Several studies have suggested the promising results of unrelated CBT for adult patients.^1-6  In the report of Laughlin et al,¹  68 adult patients received CBT. Among the 68 patients, 19 had AML. In the report of the Eurocord group,²  108 adult patients received CBT. Among the 108 patients, 23 had AML. However, these 2 reports did not detail the preparative regimens and prophylaxis against GVHD and the results of transplantation for AML patients. Sanz et al³  reported the results of 22 adult patients who received CBT following a standardized preparative and GVHD regimen. Among the 22 patients, however, only 3 had AML. Recently, Barker et al⁵  reported the results of 43 adult patients who received CBT after reduced-intensity preparative regimens. Although among the 43 patients 18 had AML, all patients were not eligible for conventional conditioning regimens and some patients received 2 units of cord blood and the follow-up duration after CBT was short. Although 3 recent reports showed comparative data of unrelated CBT and unrelated bone marrow transplantation (BMT) in children^12,13  and adults,⁴  there have been no larger comparative studies of unrelated CBT and unrelated BMT in adult AML patients. At present, therefore, the role of unrelated cord blood as an alternative stem cell source is not well defined in adult AML patients eligible for conventional conditioning regimens.
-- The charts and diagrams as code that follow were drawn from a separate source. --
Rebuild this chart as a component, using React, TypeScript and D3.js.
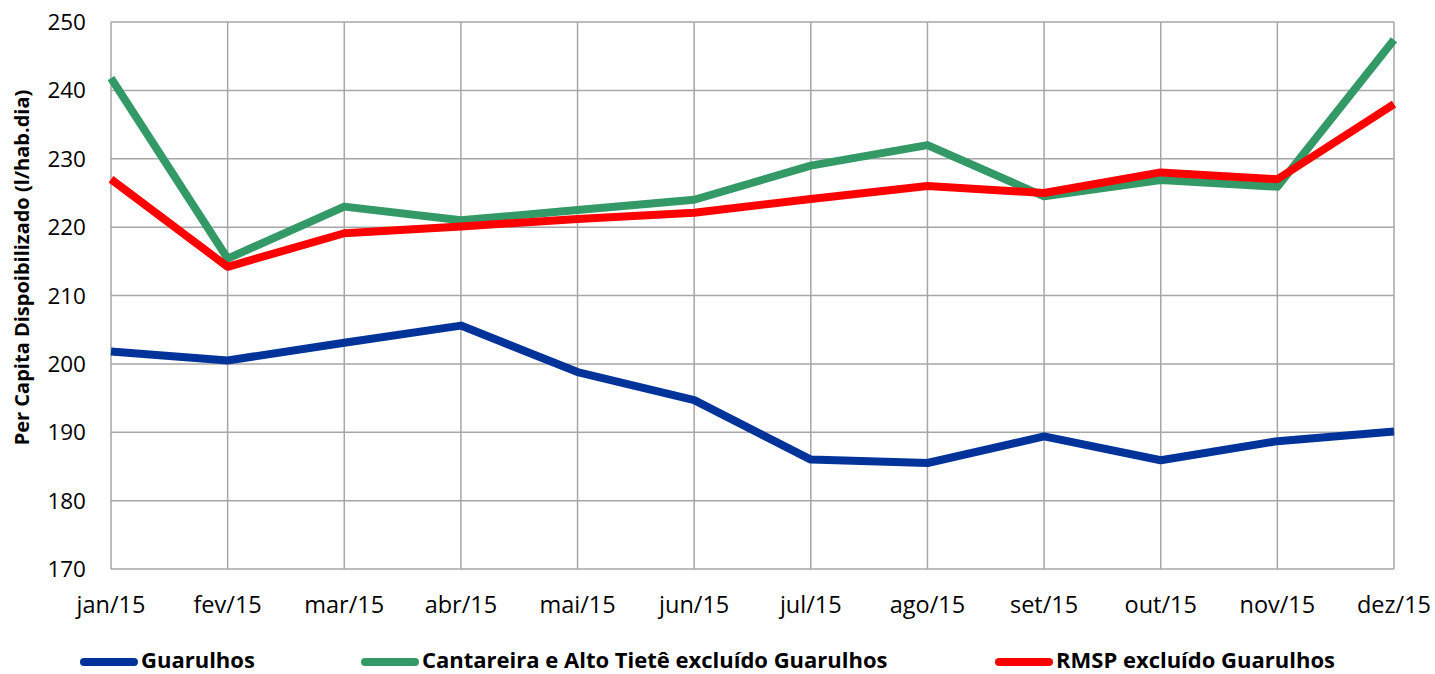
import { useEffect, useRef } from 'react';
import * as d3 from 'd3';

const months = ['jan/15', 'fev/15', 'mar/15', 'abr/15', 'mai/15', 'jun/15', 'jul/15', 'ago/15', 'set/15', 'out/15', 'nov/15', 'dez/15'];
const guarulhos = [201.8, 200.5, 203.1, 205.6, 198.8, 194.7, 186.0, 185.5, 189.4, 185.9, 188.7, 190.1];
const cantareira = [241.8, 215.4, 223.0, 221.0, 222.5, 224.0, 229.0, 232.0, 224.5, 226.9, 225.9, 247.4];
const rmsp = [227.0, 214.2, 219.1, 220.1, 221.2, 222.1, 224.1, 226.0, 225.0, 228.0, 227.0, 238.0];
const yTicks = [170, 180, 190, 200, 210, 220, 230, 240, 250];
const seriesNames = ['Guarulhos', 'Cantareira e Alto Tietê excluído Guarulhos', 'RMSP excluído Guarulhos'];
const colors = ['#003399', '#339966', '#ff0000'];

const W = 1435;
const H = 674;
const FONT = '"Open Sans", sans-serif';

export default function App() {
  const ref = useRef<SVGSVGElement>(null);

  useEffect(() => {
    const svg = d3.select(ref.current);
    svg.selectAll('*').remove();

    const left = 111;
    const right = 1394;
    const top = 22;
    const bottom = 569;

    const x = d3.scalePoint<string>().domain(months).range([left, right]);
    const y = d3.scaleLinear().domain([170, 250]).range([bottom, top]);

    // grid
    const grid = svg.append('g').attr('stroke', '#a6a6a6').attr('stroke-width', 1.5);
    grid.selectAll('line.h')
      .data(yTicks)
      .join('line')
      .attr('x1', left)
      .attr('x2', right)
      .attr('y1', d => y(d))
      .attr('y2', d => y(d));
    grid.selectAll('line.v')
      .data(months)
      .join('line')
      .attr('x1', d => x(d)!)
      .attr('x2', d => x(d)!)
      .attr('y1', top)
      .attr('y2', bottom);

    // y labels
    svg.append('g')
      .selectAll('text')
      .data(yTicks)
      .join('text')
      .attr('x', 86)
      .attr('y', d => y(d) + 8)
      .attr('text-anchor', 'end')
      .attr('font-family', FONT)
      .attr('font-size', 22.5)
      .attr('fill', '#000')
      .text(d => d);

    // x labels
    svg.append('g')
      .selectAll('text')
      .data(months)
      .join('text')
      .attr('x', d => x(d)!)
      .attr('y', 613)
      .attr('text-anchor', 'middle')
      .attr('font-family', FONT)
      .attr('font-size', 23.5)
      .attr('fill', '#000')
      .text(d => d);

    // y title
    svg.append('text')
      .attr('transform', `translate(29,${(top + bottom) / 2 - 28}) rotate(-90)`)
      .attr('text-anchor', 'middle')
      .attr('font-family', FONT)
      .attr('font-weight', 'bold')
      .attr('font-size', 20)
      .attr('fill', '#000')
      .text('Per Capita Dispoibilizado (l/hab.dia)');

    // lines
    const line = d3.line<number>()
      .x((_, i) => x(months[i])!)
      .y(d => y(d));
    [guarulhos, cantareira, rmsp].forEach((vals, i) => {
      svg.append('path')
        .datum(vals)
        .attr('d', line)
        .attr('fill', 'none')
        .attr('stroke', colors[i])
        .attr('stroke-width', 8)
        .attr('stroke-linejoin', 'round');
    });

    // legend
    const legendX = [80, 361, 995];
    const ly = 662;
    const lg = svg.append('g');
    seriesNames.forEach((name, i) => {
      lg.append('line')
        .attr('x1', legendX[i] + 4)
        .attr('x2', legendX[i] + 54)
        .attr('y1', ly)
        .attr('y2', ly)
        .attr('stroke', colors[i])
        .attr('stroke-width', 8)
        .attr('stroke-linecap', 'round');
      lg.append('text')
        .attr('x', legendX[i] + 61)
        .attr('y', 668)
        .attr('font-family', FONT)
        .attr('font-weight', 'bold')
        .attr('font-size', 22)
        .attr('fill', '#000')
        .text(name);
    });
  }, []);

  return <svg ref={ref} width={W} height={H} style={{ position: 'absolute', left: 0, top: 0 }} />;
}
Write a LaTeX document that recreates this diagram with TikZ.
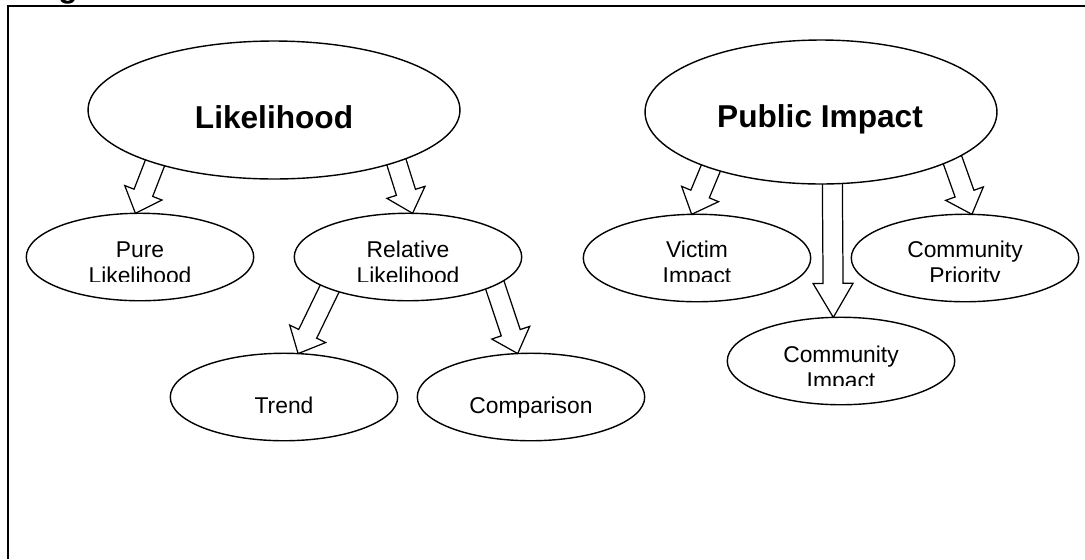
\documentclass[tikz,border=0pt]{standalone}
\usepackage{fontspec}
\setmainfont{Liberation Sans}
\usetikzlibrary{shapes.geometric,calc,backgrounds}

\tikzset{
  bubble/.style={ellipse, draw, fill=white, line width=0.8pt, inner sep=0pt, outer sep=0pt},
  leaf/.style={bubble, minimum width=4.55cm, minimum height=1.75cm},
  bigtext/.style={font=\bfseries\fontsize{18pt}{21pt}\selectfont, anchor=base, inner sep=0pt},
  smalltext/.style={font=\fontsize{13pt}{14.8pt}\selectfont, anchor=base, align=center, inner sep=0pt},
  blockarr/.style={draw, fill=white, line width=0.7pt, line join=miter}
}

% hollow block arrow: [head length]{start on parent}{tip on child}
\newcommand{\blockarrow}[3][0.44cm]{%
  \coordinate (ba-s) at ($(#3)!1.3!(#2)$);
  \coordinate (ba-h) at ($(#3)!#1!(#2)$);
  \draw[blockarr] ($(ba-s)!0.2cm!90:(#3)$) -- ($(ba-h)!0.2cm!90:(#3)$)
    -- ($(ba-h)!0.4cm!90:(#3)$) -- (#3) -- ($(ba-h)!0.4cm!-90:(#3)$)
    -- ($(ba-h)!0.2cm!-90:(#3)$) -- ($(ba-s)!0.2cm!-90:(#3)$) -- cycle;
}

\begin{document}
\begin{tikzpicture}[x=0.02cm, y=-0.02cm]
  \useasboundingbox (0,0) rectangle (1085,559);

  % frame and cut caption
  \draw[line width=1.2pt] (8,559) -- (8,6) -- (1085,6);
  \node[bigtext, anchor=base west] (fig-l) at (30,-3) {Figure};

  % top level
  \node[bubble, minimum width=7.44cm, minimum height=2.76cm] (lik) at (274,110) {};
  \node[bubble, minimum width=7.04cm, minimum height=2.88cm] (pub) at (821,112) {};
  \node[bigtext] (lik-l) at (274,128) {Likelihood};
  \node[bigtext] (pub-l) at (820,127) {Public Impact};

  % second level
  \node[leaf] (pure) at (140,257) {};
  \node[leaf] (rel) at (408,257) {};
  \node[leaf] (victim) at (697,258) {};
  \node[leaf] (prio) at (965,258) {};
  \node[leaf] (cimp) at (841,361) {};

  % third level
  \node[leaf] (trend) at (284,397) {};
  \node[leaf] (comp) at (531,397) {};
  \node[smalltext] (trend-l) at (284,413) {Trend};
  \node[smalltext] (comp-l) at (531,413) {Comparison};

  % labels cut off by their boxes (base = second line)
  \begin{scope}
    \clip (0,0) rectangle (1085,281);
    \node[smalltext] (pure-l) at (140,283) {Pure\\Likelihood};
    \node[smalltext] (rel-l) at (408,283) {Relative\\Likelihood};
    \node[smalltext] (victim-l) at (697,283) {Victim\\Impact};
    \node[smalltext] (prio-l) at (965,283) {Community\\Priority};
  \end{scope}
  \begin{scope}
    \clip (0,300) rectangle (1085,385);
    \node[smalltext] (cimp-l) at (841,388) {Community\\Impact};
  \end{scope}

  % arrows
  \begin{pgfonlayer}{background}
    \blockarrow{lik.204}{pure.96}
    \blockarrow{lik.337}{rel.84}
    \blockarrow{rel.202}{trend.72}
    \blockarrow{rel.342}{comp.107}
    \blockarrow{pub.207}{victim.97}
    \blockarrow[0.68cm]{pub.279.5}{cimp.100}
    \blockarrow{pub.340}{prio.81}
  \end{pgfonlayer}
\end{tikzpicture}
\end{document}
As well as our previous report,⁶  which included 11 patients with MDS-related secondary AML (sAML), the DFS rate of our 18 patients in this study was high (76.6% at 2 years). In addition, 29 total adult patients with AML (11 with sAML,⁶  18 with de novo AML in this study) received unrelated CBT in our hospital. Among the 29 patients, 22 are alive and free of disease at the time of writing. As previously described,⁶  relatively higher incidence of chronic GVHD and the use of G-CSF–combined preparative regimen, which was capable of reducing the posttransplantation relapse rate in refractory myeloid malignancies,¹⁴  may be associated with a high DFS rate in this study. Also, all patients who are alive and free of disease in our study received more than 2 × 10⁷ nucleated cells per weight, perhaps due to the smaller size of our patients. This may be one of the possible reasons for our favorable result.

These results suggest that adult AML patients without suitable related or unrelated bone marrow donors should be considered as candidates for CBT and provide the rationale for a larger clinical study of CBT.

The authors would like to thank the physicians and nurses who cared for patients in this study.